--- What you have to do ---
Set the data down again, exactly as it reads, but without the pictures.

--- Source material ---
>> Start
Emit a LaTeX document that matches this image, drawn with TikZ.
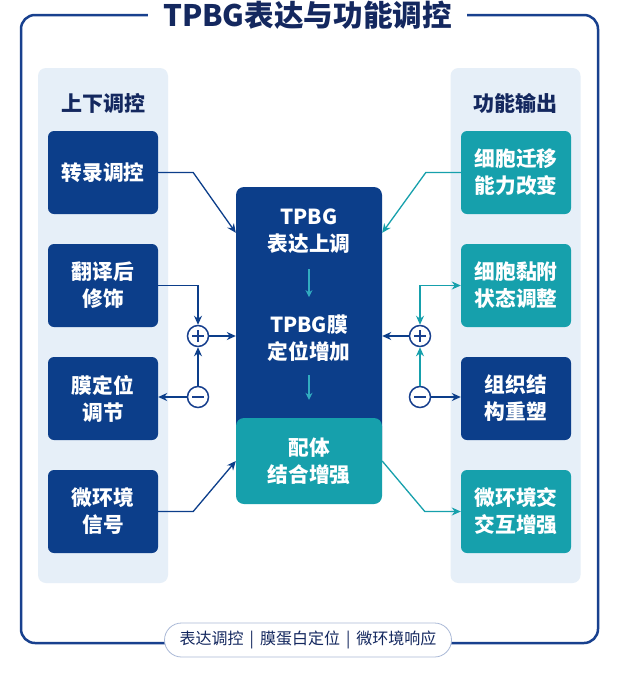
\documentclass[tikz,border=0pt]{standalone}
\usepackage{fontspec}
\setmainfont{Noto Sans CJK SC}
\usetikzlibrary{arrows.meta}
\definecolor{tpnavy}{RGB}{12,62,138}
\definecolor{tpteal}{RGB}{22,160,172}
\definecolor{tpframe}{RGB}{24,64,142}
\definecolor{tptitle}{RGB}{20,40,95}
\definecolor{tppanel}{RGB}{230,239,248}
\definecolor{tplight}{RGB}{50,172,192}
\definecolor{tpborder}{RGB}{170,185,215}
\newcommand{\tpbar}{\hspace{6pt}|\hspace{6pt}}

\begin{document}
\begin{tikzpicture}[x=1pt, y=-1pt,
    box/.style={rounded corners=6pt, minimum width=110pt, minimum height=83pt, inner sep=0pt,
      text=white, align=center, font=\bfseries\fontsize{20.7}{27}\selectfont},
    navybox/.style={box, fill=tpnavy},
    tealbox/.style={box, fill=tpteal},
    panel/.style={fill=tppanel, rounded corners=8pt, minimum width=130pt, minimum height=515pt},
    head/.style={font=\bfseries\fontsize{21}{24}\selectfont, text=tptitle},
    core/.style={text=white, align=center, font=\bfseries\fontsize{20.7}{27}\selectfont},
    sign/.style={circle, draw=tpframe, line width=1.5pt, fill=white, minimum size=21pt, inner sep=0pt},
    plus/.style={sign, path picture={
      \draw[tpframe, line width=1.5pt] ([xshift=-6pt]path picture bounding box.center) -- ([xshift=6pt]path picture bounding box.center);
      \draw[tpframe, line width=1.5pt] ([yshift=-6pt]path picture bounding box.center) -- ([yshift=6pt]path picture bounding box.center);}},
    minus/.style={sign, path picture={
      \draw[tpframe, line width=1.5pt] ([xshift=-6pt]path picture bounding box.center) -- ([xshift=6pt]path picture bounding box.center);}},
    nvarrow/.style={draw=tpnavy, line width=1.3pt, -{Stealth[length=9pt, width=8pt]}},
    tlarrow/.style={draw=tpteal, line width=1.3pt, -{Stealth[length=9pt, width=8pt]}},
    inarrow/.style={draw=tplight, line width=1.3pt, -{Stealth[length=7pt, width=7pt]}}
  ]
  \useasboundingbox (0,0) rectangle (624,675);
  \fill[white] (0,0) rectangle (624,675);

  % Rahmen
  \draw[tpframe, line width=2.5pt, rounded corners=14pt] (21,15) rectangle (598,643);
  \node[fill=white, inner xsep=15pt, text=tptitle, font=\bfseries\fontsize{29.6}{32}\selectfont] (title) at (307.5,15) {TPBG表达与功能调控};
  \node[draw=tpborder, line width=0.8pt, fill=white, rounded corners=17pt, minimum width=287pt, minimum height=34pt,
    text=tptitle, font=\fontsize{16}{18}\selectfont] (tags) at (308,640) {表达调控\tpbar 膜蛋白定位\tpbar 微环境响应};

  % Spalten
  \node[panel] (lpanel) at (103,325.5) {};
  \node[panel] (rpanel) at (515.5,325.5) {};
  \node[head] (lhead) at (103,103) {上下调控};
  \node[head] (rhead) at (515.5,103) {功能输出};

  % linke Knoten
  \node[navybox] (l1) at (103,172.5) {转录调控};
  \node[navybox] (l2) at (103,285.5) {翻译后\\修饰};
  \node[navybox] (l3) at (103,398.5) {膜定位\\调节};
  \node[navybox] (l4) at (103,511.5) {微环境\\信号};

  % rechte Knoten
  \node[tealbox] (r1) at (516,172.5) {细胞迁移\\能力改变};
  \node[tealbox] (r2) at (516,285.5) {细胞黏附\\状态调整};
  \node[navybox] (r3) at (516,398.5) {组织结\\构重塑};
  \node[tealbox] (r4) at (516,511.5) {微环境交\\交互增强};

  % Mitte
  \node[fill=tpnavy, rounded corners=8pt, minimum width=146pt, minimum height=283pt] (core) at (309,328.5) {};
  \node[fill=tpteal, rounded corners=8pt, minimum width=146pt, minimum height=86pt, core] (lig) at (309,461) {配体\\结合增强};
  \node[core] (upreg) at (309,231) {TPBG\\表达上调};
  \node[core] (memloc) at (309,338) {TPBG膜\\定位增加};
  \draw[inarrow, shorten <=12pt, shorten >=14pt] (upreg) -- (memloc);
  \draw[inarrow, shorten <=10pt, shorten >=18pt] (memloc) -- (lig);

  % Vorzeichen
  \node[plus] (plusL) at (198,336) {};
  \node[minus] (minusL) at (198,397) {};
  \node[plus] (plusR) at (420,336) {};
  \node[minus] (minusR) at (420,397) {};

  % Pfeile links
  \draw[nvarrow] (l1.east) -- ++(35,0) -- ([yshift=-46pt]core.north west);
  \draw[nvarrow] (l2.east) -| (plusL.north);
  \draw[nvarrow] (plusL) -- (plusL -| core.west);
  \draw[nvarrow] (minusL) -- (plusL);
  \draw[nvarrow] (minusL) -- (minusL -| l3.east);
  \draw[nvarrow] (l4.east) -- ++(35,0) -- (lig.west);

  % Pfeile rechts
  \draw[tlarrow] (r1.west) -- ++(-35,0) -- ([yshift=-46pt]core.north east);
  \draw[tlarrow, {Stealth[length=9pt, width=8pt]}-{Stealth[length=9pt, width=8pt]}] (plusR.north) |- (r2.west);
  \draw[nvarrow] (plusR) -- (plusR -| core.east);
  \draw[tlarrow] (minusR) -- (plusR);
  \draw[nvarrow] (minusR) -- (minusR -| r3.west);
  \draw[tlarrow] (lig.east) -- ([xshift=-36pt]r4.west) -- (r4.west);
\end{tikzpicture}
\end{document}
>> End
--- Completed task ---
Emit a LaTeX document that matches this image, drawn with TikZ.
\documentclass[tikz,border=0pt]{standalone}
\usepackage{fontspec}
\setmainfont{Noto Sans CJK SC}
\usetikzlibrary{arrows.meta}
\definecolor{tpnavy}{RGB}{12,62,138}
\definecolor{tpteal}{RGB}{22,160,172}
\definecolor{tpframe}{RGB}{24,64,142}
\definecolor{tptitle}{RGB}{20,40,95}
\definecolor{tppanel}{RGB}{230,239,248}
\definecolor{tplight}{RGB}{50,172,192}
\definecolor{tpborder}{RGB}{170,185,215}
\newcommand{\tpbar}{\hspace{6pt}|\hspace{6pt}}

\begin{document}
\begin{tikzpicture}[x=1pt, y=-1pt,
    box/.style={rounded corners=6pt, minimum width=110pt, minimum height=83pt, inner sep=0pt,
      text=white, align=center, font=\bfseries\fontsize{20.7}{27}\selectfont},
    navybox/.style={box, fill=tpnavy},
    tealbox/.style={box, fill=tpteal},
    panel/.style={fill=tppanel, rounded corners=8pt, minimum width=130pt, minimum height=515pt},
    head/.style={font=\bfseries\fontsize{21}{24}\selectfont, text=tptitle},
    core/.style={text=white, align=center, font=\bfseries\fontsize{20.7}{27}\selectfont},
    sign/.style={circle, draw=tpframe, line width=1.5pt, fill=white, minimum size=21pt, inner sep=0pt},
    plus/.style={sign, path picture={
      \draw[tpframe, line width=1.5pt] ([xshift=-6pt]path picture bounding box.center) -- ([xshift=6pt]path picture bounding box.center);
      \draw[tpframe, line width=1.5pt] ([yshift=-6pt]path picture bounding box.center) -- ([yshift=6pt]path picture bounding box.center);}},
    minus/.style={sign, path picture={
      \draw[tpframe, line width=1.5pt] ([xshift=-6pt]path picture bounding box.center) -- ([xshift=6pt]path picture bounding box.center);}},
    nvarrow/.style={draw=tpnavy, line width=1.3pt, -{Stealth[length=9pt, width=8pt]}},
    tlarrow/.style={draw=tpteal, line width=1.3pt, -{Stealth[length=9pt, width=8pt]}},
    inarrow/.style={draw=tplight, line width=1.3pt, -{Stealth[length=7pt, width=7pt]}}
  ]
  \useasboundingbox (0,0) rectangle (624,675);
  \fill[white] (0,0) rectangle (624,675);

  % Rahmen
  \draw[tpframe, line width=2.5pt, rounded corners=14pt] (21,15) rectangle (598,643);
  \node[fill=white, inner xsep=15pt, text=tptitle, font=\bfseries\fontsize{29.6}{32}\selectfont] (title) at (307.5,15) {TPBG表达与功能调控};
  \node[draw=tpborder, line width=0.8pt, fill=white, rounded corners=17pt, minimum width=287pt, minimum height=34pt,
    text=tptitle, font=\fontsize{16}{18}\selectfont] (tags) at (308,640) {表达调控\tpbar 膜蛋白定位\tpbar 微环境响应};

  % Spalten
  \node[panel] (lpanel) at (103,325.5) {};
  \node[panel] (rpanel) at (515.5,325.5) {};
  \node[head] (lhead) at (103,103) {上下调控};
  \node[head] (rhead) at (515.5,103) {功能输出};

  % linke Knoten
  \node[navybox] (l1) at (103,172.5) {转录调控};
  \node[navybox] (l2) at (103,285.5) {翻译后\\修饰};
  \node[navybox] (l3) at (103,398.5) {膜定位\\调节};
  \node[navybox] (l4) at (103,511.5) {微环境\\信号};

  % rechte Knoten
  \node[tealbox] (r1) at (516,172.5) {细胞迁移\\能力改变};
  \node[tealbox] (r2) at (516,285.5) {细胞黏附\\状态调整};
  \node[navybox] (r3) at (516,398.5) {组织结\\构重塑};
  \node[tealbox] (r4) at (516,511.5) {微环境交\\交互增强};

  % Mitte
  \node[fill=tpnavy, rounded corners=8pt, minimum width=146pt, minimum height=283pt] (core) at (309,328.5) {};
  \node[fill=tpteal, rounded corners=8pt, minimum width=146pt, minimum height=86pt, core] (lig) at (309,461) {配体\\结合增强};
  \node[core] (upreg) at (309,231) {TPBG\\表达上调};
  \node[core] (memloc) at (309,338) {TPBG膜\\定位增加};
  \draw[inarrow, shorten <=12pt, shorten >=14pt] (upreg) -- (memloc);
  \draw[inarrow, shorten <=10pt, shorten >=18pt] (memloc) -- (lig);

  % Vorzeichen
  \node[plus] (plusL) at (198,336) {};
  \node[minus] (minusL) at (198,397) {};
  \node[plus] (plusR) at (420,336) {};
  \node[minus] (minusR) at (420,397) {};

  % Pfeile links
  \draw[nvarrow] (l1.east) -- ++(35,0) -- ([yshift=-46pt]core.north west);
  \draw[nvarrow] (l2.east) -| (plusL.north);
  \draw[nvarrow] (plusL) -- (plusL -| core.west);
  \draw[nvarrow] (minusL) -- (plusL);
  \draw[nvarrow] (minusL) -- (minusL -| l3.east);
  \draw[nvarrow] (l4.east) -- ++(35,0) -- (lig.west);

  % Pfeile rechts
  \draw[tlarrow] (r1.west) -- ++(-35,0) -- ([yshift=-46pt]core.north east);
  \draw[tlarrow, {Stealth[length=9pt, width=8pt]}-{Stealth[length=9pt, width=8pt]}] (plusR.north) |- (r2.west);
  \draw[nvarrow] (plusR) -- (plusR -| core.east);
  \draw[tlarrow] (minusR) -- (plusR);
  \draw[nvarrow] (minusR) -- (minusR -| r3.west);
  \draw[tlarrow] (lig.east) -- ([xshift=-36pt]r4.west) -- (r4.west);
\end{tikzpicture}
\end{document}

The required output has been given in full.